## Data shown
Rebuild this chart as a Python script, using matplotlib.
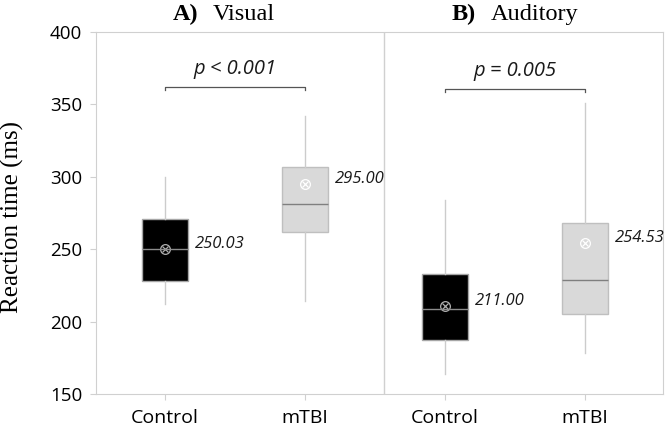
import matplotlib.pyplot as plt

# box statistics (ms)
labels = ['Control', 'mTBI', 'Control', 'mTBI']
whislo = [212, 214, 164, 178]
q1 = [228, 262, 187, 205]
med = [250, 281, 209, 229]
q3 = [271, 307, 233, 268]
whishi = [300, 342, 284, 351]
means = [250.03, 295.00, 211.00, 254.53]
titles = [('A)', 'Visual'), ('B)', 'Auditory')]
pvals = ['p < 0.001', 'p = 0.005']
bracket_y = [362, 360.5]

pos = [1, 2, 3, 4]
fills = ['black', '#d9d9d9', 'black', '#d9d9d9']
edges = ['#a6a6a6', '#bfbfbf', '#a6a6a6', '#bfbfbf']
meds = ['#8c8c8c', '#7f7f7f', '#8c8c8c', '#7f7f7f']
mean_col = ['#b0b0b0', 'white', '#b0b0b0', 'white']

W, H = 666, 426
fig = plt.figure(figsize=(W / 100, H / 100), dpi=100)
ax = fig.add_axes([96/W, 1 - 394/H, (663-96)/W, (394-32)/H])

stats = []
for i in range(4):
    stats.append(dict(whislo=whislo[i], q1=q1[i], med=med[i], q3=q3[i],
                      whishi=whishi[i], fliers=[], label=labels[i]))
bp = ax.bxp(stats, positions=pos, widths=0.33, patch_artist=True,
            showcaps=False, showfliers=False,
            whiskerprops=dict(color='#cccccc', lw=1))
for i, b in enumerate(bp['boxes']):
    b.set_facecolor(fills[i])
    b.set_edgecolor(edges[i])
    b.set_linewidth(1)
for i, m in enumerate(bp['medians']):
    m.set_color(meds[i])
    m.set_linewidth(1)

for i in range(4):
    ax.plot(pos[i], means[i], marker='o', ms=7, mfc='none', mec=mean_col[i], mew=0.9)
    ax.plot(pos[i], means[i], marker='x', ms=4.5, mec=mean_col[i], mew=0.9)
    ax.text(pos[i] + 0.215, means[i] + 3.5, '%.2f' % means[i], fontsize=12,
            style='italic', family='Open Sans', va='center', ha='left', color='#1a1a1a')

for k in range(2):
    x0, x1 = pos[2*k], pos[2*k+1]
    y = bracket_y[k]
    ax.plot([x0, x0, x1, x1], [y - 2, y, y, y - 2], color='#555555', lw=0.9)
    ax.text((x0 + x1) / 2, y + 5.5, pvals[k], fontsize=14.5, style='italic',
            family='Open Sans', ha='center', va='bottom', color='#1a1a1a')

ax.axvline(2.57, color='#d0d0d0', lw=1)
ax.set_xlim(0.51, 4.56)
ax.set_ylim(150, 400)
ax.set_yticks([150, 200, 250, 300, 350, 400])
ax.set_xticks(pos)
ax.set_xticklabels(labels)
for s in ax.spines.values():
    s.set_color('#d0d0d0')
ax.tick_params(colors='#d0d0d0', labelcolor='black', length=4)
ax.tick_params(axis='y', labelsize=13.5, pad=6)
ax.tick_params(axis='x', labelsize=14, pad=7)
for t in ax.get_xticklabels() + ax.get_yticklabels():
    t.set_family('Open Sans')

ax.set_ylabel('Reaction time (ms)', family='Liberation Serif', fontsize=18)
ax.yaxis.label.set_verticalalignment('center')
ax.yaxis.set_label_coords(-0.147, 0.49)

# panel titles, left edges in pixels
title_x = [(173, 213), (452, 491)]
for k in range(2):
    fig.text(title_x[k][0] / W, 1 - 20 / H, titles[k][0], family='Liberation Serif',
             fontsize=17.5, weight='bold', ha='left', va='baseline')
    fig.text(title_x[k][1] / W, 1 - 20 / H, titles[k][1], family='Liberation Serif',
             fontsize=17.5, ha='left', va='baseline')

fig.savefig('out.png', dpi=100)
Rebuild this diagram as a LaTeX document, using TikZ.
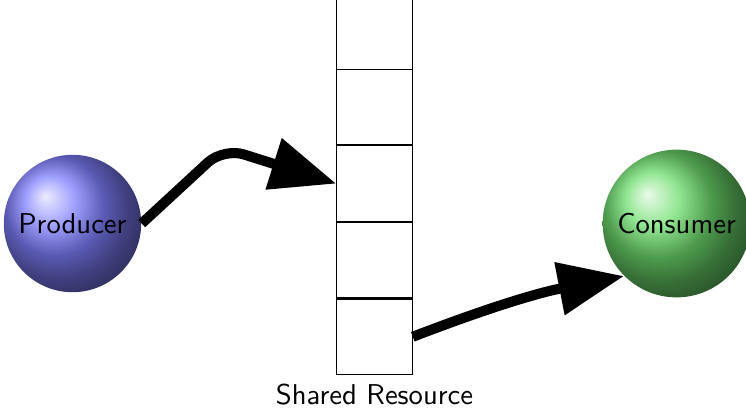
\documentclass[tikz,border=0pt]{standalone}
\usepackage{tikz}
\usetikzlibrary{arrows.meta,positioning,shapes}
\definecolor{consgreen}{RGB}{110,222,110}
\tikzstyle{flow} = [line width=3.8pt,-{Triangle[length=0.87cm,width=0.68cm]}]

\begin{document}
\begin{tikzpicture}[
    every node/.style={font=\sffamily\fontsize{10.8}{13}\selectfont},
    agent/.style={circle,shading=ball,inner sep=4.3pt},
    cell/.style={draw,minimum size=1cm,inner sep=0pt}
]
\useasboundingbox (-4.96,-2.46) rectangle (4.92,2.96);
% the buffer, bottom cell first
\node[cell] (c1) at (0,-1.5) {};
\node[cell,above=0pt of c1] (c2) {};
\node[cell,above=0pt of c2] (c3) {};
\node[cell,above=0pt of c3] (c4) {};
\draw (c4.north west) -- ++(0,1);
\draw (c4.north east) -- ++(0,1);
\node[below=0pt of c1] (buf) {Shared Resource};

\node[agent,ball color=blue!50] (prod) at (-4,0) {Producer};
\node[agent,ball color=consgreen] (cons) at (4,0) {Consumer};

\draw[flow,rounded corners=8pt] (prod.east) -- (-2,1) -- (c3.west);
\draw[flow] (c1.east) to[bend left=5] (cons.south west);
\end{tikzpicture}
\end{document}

---

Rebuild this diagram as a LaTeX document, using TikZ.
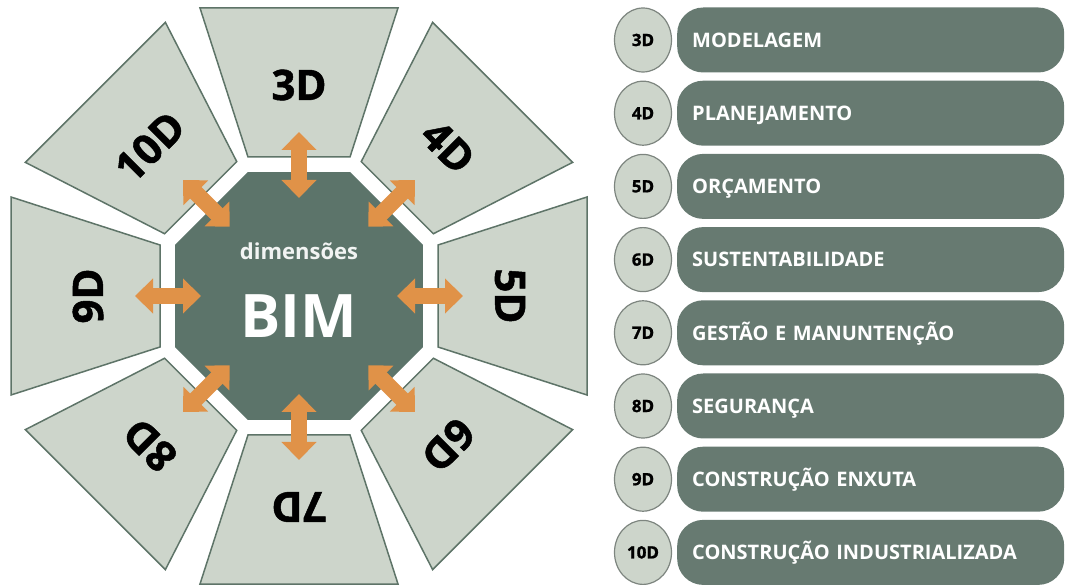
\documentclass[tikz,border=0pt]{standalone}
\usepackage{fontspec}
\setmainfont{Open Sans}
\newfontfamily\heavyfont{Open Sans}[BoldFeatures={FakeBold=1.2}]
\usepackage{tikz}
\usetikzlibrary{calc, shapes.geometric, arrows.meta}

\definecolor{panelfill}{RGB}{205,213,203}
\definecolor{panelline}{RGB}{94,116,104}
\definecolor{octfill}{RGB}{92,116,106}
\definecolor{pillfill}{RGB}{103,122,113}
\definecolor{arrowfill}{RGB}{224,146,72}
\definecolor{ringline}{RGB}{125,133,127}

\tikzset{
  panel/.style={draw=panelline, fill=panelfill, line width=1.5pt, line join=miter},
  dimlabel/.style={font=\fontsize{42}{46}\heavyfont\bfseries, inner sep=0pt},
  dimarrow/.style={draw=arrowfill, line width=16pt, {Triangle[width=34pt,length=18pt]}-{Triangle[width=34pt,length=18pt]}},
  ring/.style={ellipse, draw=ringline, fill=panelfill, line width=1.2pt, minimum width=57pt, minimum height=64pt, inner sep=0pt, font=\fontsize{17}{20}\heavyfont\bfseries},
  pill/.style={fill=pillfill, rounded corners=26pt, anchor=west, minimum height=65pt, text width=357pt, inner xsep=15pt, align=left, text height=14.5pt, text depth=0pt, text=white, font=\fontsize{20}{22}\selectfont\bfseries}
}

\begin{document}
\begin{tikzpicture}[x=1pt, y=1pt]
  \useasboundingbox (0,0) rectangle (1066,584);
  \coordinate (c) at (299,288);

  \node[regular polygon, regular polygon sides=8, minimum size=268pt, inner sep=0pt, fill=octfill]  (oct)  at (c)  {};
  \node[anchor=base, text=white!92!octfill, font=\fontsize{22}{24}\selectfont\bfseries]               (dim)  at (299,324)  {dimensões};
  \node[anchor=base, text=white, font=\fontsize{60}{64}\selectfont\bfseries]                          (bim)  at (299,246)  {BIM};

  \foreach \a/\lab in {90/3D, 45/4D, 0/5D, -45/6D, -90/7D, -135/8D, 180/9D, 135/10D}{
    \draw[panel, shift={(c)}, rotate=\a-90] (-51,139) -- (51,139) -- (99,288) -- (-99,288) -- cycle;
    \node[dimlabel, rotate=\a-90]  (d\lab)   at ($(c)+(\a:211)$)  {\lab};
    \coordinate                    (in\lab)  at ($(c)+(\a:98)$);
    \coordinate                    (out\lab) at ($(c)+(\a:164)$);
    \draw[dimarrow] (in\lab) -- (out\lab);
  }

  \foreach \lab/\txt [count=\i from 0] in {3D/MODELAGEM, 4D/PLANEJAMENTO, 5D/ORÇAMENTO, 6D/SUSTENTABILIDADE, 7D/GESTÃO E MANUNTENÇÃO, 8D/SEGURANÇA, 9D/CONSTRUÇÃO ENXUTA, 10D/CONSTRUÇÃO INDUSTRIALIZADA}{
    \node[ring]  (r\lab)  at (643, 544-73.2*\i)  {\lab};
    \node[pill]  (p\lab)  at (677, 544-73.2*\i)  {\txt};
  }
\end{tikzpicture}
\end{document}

## Task requirements
Nothing but the lines from the one with "Rebuild this chart" down to the one with "ax = fig.add_axes([96/W, 1" should be printed, both of them included. Leave out the pictures.

## Output of the task
Rebuild this chart as a Python script, using matplotlib.
import matplotlib.pyplot as plt

# box statistics (ms)
labels = ['Control', 'mTBI', 'Control', 'mTBI']
whislo = [212, 214, 164, 178]
q1 = [228, 262, 187, 205]
med = [250, 281, 209, 229]
q3 = [271, 307, 233, 268]
whishi = [300, 342, 284, 351]
means = [250.03, 295.00, 211.00, 254.53]
titles = [('A)', 'Visual'), ('B)', 'Auditory')]
pvals = ['p < 0.001', 'p = 0.005']
bracket_y = [362, 360.5]

pos = [1, 2, 3, 4]
fills = ['black', '#d9d9d9', 'black', '#d9d9d9']
edges = ['#a6a6a6', '#bfbfbf', '#a6a6a6', '#bfbfbf']
meds = ['#8c8c8c', '#7f7f7f', '#8c8c8c', '#7f7f7f']
mean_col = ['#b0b0b0', 'white', '#b0b0b0', 'white']

W, H = 666, 426
fig = plt.figure(figsize=(W / 100, H / 100), dpi=100)
ax = fig.add_axes([96/W, 1 - 394/H, (663-96)/W, (394-32)/H])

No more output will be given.